┌────────

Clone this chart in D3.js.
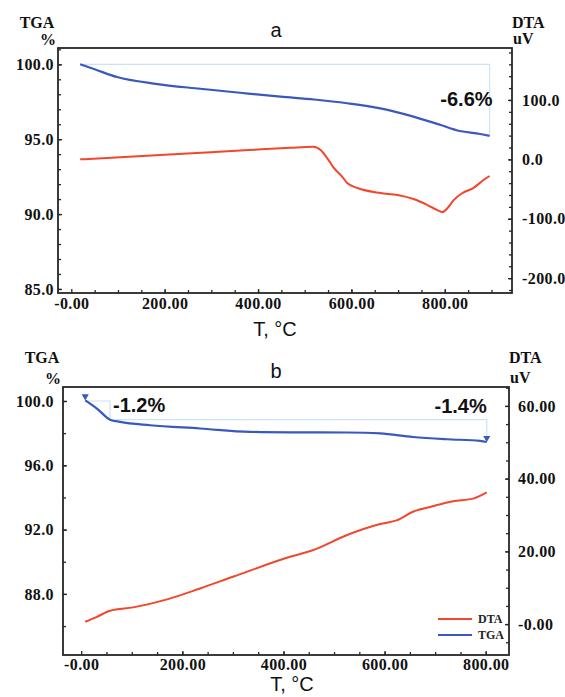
<!DOCTYPE html>
<html>
<head>
<meta charset="utf-8">
<script src="https://cdn.jsdelivr.net/npm/d3@7"></script>
<style>
  html, body { margin: 0; padding: 0; background: #fff; }
  svg { display: block; }
</style>
</head>
<body>
<script>
// ---- panel a ----
const tempA_tga = [19, 50, 98, 180, 276, 362, 448, 520, 591, 662, 733, 791, 827, 876, 896];
const tgaA = [100.0, 99.67, 99.15, 98.7, 98.37, 98.1, 97.84, 97.65, 97.4, 97.06, 96.51, 95.95, 95.58, 95.35, 95.22];
const tempA_dta = [19, 200, 380, 469, 519, 534, 551, 561, 581, 591, 613, 662, 699, 733, 763, 784, 795, 806, 819, 838, 861, 883, 896];
const dtaA = [0, 7.7, 15.6, 19.5, 21.2, 15.7, -1.2, -13, -29.8, -39.9, -48.3, -56.7, -60, -66.8, -76.9, -85.4, -88.7, -82, -68.5, -56.7, -48.3, -34.8, -28];

// ---- panel b ----
const tempB_tga = [8, 31, 57, 77, 136, 235, 334, 413, 526, 591, 656, 723, 789, 802];
const tgaB = [100.04, 99.53, 98.84, 98.70, 98.49, 98.29, 98.08, 98.05, 98.04, 97.98, 97.76, 97.62, 97.52, 97.45];
const tempB_dta = [8, 31, 57, 103, 170, 235, 300, 413, 458, 526, 591, 625, 656, 690, 735, 775, 802];
const dtaB = [0.63, 2.0, 3.65, 4.6, 6.8, 9.8, 13.0, 18.5, 20.3, 24.5, 27.5, 28.6, 30.9, 32.2, 33.8, 34.5, 36.2];

// mass-loss steps: [t start, t end, tga from, tga to, label]
const stepsA = [[19, 896, 100.0, 95.22, '-6.6%']];
const stepsB = [[8, 57, 100.0, 98.84, '-1.2%'], [57, 802, 98.84, 97.45, '-1.4%']];

// ticks
const xTicks = [0, 200, 400, 600, 800];
const xTickLabels = ['-0.00', '200.00', '400.00', '600.00', '800.00'];
const tgaTicksA = [85, 90, 95, 100];
const tgaLabelsA = ['85.0', '90.0', '95.0', '100.0'];
const dtaTicksA = [-200, -100, 0, 100];
const dtaLabelsA = ['-200.0', '-100.0', '0.0', '100.0'];
const tgaTicksB = [88, 92, 96, 100];
const tgaLabelsB = ['88.0', '92.0', '96.0', '100.0'];
const dtaTicksB = [0, 20, 40, 60];
const dtaLabelsB = ['-0.00', '20.00', '40.00', '60.00'];

const legendNames = ['DTA', 'TGA'];

const COLORS = {
  TGA: '#3a58bd',
  DTA: '#f2472c',
  STEP: '#c9e4f5',
  AXIS: '#262626'
};
const SERIF = '"Liberation Serif", "Times New Roman", serif';
const SANS = '"Liberation Sans", Arial, sans-serif';

const svg = d3.select('body').append('svg')
  .attr('width', 565)
  .attr('height', 697)
  .attr('viewBox', [0, 0, 565, 697]);

const range = (a, b, s) => d3.range(a, b + s / 2, s);

const styleTickText = g => {
  g.select('.domain').remove();
  g.selectAll('line').attr('stroke', COLORS.AXIS).attr('stroke-width', 1.3);
  g.selectAll('text')
    .attr('font-family', SERIF)
    .attr('font-weight', 'bold')
    .attr('font-size', 16)
    .attr('letter-spacing', 0.4)
    .attr('fill', '#111');
};

function drawPanel(p) {
  const x = d3.scaleLinear().domain(p.xDomain).range([p.left, p.right]);
  const yL = d3.scaleLinear().domain(p.tgaDomain).range([p.bottom, p.top]);
  const yR = d3.scaleLinear().domain(p.dtaDomain).range([p.bottom, p.top]);
  const g = svg.append('g');

  // step brackets
  p.steps.forEach(([t0, t1, v0, v1]) => {
    g.append('path')
      .attr('d', d3.line()([[x(t0), yL(v0)], [x(t1), yL(v0)], [x(t1), yL(v1)]]))
      .attr('fill', 'none')
      .attr('stroke', COLORS.STEP)
      .attr('stroke-width', 1.2);
  });

  const tgaLine = d3.line().x(d => x(d[0])).y(d => yL(d[1])).curve(d3.curveMonotoneX);
  const dtaLine = d3.line().x(d => x(d[0])).y(d => yR(d[1])).curve(d3.curveMonotoneX);

  g.append('path')
    .attr('d', dtaLine(d3.zip(p.dtaT, p.dta)))
    .attr('fill', 'none').attr('stroke', COLORS.DTA).attr('stroke-width', 2);
  g.append('path')
    .attr('d', tgaLine(d3.zip(p.tgaT, p.tga)))
    .attr('fill', 'none').attr('stroke', COLORS.TGA).attr('stroke-width', 2.2);

  if (p.markers) {
    const tri = d3.symbol().type(d3.symbolTriangle).size(22);
    [[p.tgaT[0], p.tga[0]], [p.tgaT[p.tgaT.length - 1], p.tga[p.tga.length - 1]]].forEach(([t, v]) => {
      g.append('path')
        .attr('d', tri())
        .attr('transform', `translate(${x(t)},${yL(v) - 4}) rotate(180)`)
        .attr('fill', COLORS.TGA);
    });
  }

  // step labels
  p.steps.forEach((s, i) => {
    const lab = p.stepLabels[i];
    g.append('text')
      .attr('x', x(lab.t) + lab.dx)
      .attr('y', yL(lab.v))
      .attr('text-anchor', lab.anchor)
      .attr('font-family', SANS)
      .attr('font-weight', 'bold')
      .attr('font-size', 20)
      .attr('fill', '#111')
      .text(s[4]);
  });

  // axes
  g.append('g').attr('transform', `translate(0,${p.bottom})`)
    .call(d3.axisBottom(x).tickValues(p.xMinor).tickSize(-3).tickFormat(''))
    .call(styleTickText);
  g.append('g').attr('transform', `translate(0,${p.bottom})`)
    .call(d3.axisBottom(x).tickValues(xTicks).tickSize(-4).tickPadding(p.xPad)
      .tickFormat((d, i) => xTickLabels[i]))
    .call(styleTickText);

  g.append('g').attr('transform', `translate(${p.left},0)`)
    .call(d3.axisLeft(yL).tickValues(p.tgaMinor).tickSize(-3).tickFormat(''))
    .call(styleTickText);
  g.append('g').attr('transform', `translate(${p.left},0)`)
    .call(d3.axisLeft(yL).tickValues(p.tgaTicks).tickSize(-4).tickPadding(p.lPad)
      .tickFormat((d, i) => p.tgaLabels[i]))
    .call(styleTickText);

  g.append('g').attr('transform', `translate(${p.right},0)`)
    .call(d3.axisRight(yR).tickValues(p.dtaMinor).tickSize(-3).tickFormat(''))
    .call(styleTickText);
  g.append('g').attr('transform', `translate(${p.right},0)`)
    .call(d3.axisRight(yR).tickValues(p.dtaTicks).tickSize(-4).tickPadding(p.rPad)
      .tickFormat((d, i) => p.dtaLabels[i]))
    .call(styleTickText);

  g.append('rect')
    .attr('x', p.left).attr('y', p.top)
    .attr('width', p.right - p.left).attr('height', p.bottom - p.top)
    .attr('fill', 'none').attr('stroke', COLORS.AXIS).attr('stroke-width', 1.8);

  // axis titles
  const boldSerif = sel => sel.attr('font-family', SERIF).attr('font-weight', 'bold')
    .attr('font-size', 16).attr('fill', '#111');
  g.append('text').attr('x', p.left - 21).attr('y', p.top - p.tTop).attr('text-anchor', 'middle').call(boldSerif).text('TGA');
  g.append('text').attr('x', p.left - 10).attr('y', p.top - 3).attr('text-anchor', 'middle').call(boldSerif).text('%');
  g.append('text').attr('x', p.right).attr('y', p.top - p.tTop).call(boldSerif).text('DTA');
  g.append('text').attr('x', p.right + 1).attr('y', p.top - 4).call(boldSerif).text('uV');

  g.append('text').attr('x', 276).attr('y', p.titleY).attr('text-anchor', 'middle')
    .attr('font-family', SANS).attr('font-size', 20).attr('fill', '#111').text(p.title);

  g.append('text').attr('x', p.xLabelX).attr('y', p.xLabelY).attr('text-anchor', 'middle')
    .attr('font-family', SANS).attr('font-size', 20).attr('fill', '#111').text('T, °C');

  if (p.legend) {
    const lg = g.append('g').attr('transform', `translate(${p.right - 71},${p.bottom - 36})`);
    [COLORS.DTA, COLORS.TGA].forEach((c, i) => {
      lg.append('line').attr('x1', 0).attr('x2', 34).attr('y1', i * 16).attr('y2', i * 16)
        .attr('stroke', c).attr('stroke-width', 2);
      lg.append('text').attr('x', 40).attr('y', i * 16 + 4)
        .attr('font-family', SERIF).attr('font-weight', 'bold').attr('font-size', 12)
        .attr('fill', '#222').text(legendNames[i]);
    });
  }
}

drawPanel({
  left: 58, right: 512, top: 48, bottom: 293,
  xDomain: [-28.5, 944], tgaDomain: [84.73, 101.09], dtaDomain: [-225, 187.5],
  tgaT: tempA_tga, tga: tgaA, dtaT: tempA_dta, dta: dtaA,
  steps: stepsA,
  stepLabels: [{ t: 896, v: 97.2, dx: 3, anchor: 'end' }],
  xMinor: range(50, 900, 50), tgaMinor: range(85, 101, 1), dtaMinor: range(-220, 180, 20),
  tgaTicks: tgaTicksA, tgaLabels: tgaLabelsA, dtaTicks: dtaTicksA, dtaLabels: dtaLabelsA,
  xPad: 5, lPad: 4, rPad: 10, tTop: 20,
  title: 'a', titleY: 37, xLabelX: 275, xLabelY: 336,
  markers: false, legend: false
});

drawPanel({
  left: 63, right: 509, top: 387, bottom: 655,
  xDomain: [-36, 846], tgaDomain: [84.2, 100.87], dtaDomain: [-8.5, 65.2],
  tgaT: tempB_tga, tga: tgaB, dtaT: tempB_dta, dta: dtaB,
  steps: stepsB,
  stepLabels: [{ t: 57, v: 99.3, dx: 3, anchor: 'start' }, { t: 802, v: 99.25, dx: 0, anchor: 'end' }],
  xMinor: range(50, 800, 50), tgaMinor: range(86, 100, 2), dtaMinor: range(-5, 65, 5),
  tgaTicks: tgaTicksB, tgaLabels: tgaLabelsB, dtaTicks: dtaTicksB, dtaLabels: dtaLabelsB,
  xPad: 4, lPad: 9, rPad: 9, tTop: 24,
  title: 'b', titleY: 378, xLabelX: 292, xLabelY: 691,
  markers: true, legend: true
});
</script>
</body>
</html>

└────────

§ **TASK PROMPT**
Only lines belong in the copy: transcribe those from the start of the data through the line that contains "-48.3, -34.8, -28];", and skip the pictures.

§ **ANSWER BELOW**
Clone this chart in D3.js.
<!DOCTYPE html>
<html>
<head>
<meta charset="utf-8">
<script src="https://cdn.jsdelivr.net/npm/d3@7"></script>
<style>
  html, body { margin: 0; padding: 0; background: #fff; }
  svg { display: block; }
</style>
</head>
<body>
<script>
// ---- panel a ----
const tempA_tga = [19, 50, 98, 180, 276, 362, 448, 520, 591, 662, 733, 791, 827, 876, 896];
const tgaA = [100.0, 99.67, 99.15, 98.7, 98.37, 98.1, 97.84, 97.65, 97.4, 97.06, 96.51, 95.95, 95.58, 95.35, 95.22];
const tempA_dta = [19, 200, 380, 469, 519, 534, 551, 561, 581, 591, 613, 662, 699, 733, 763, 784, 795, 806, 819, 838, 861, 883, 896];
const dtaA = [0, 7.7, 15.6, 19.5, 21.2, 15.7, -1.2, -13, -29.8, -39.9, -48.3, -56.7, -60, -66.8, -76.9, -85.4, -88.7, -82, -68.5, -56.7, -48.3, -34.8, -28];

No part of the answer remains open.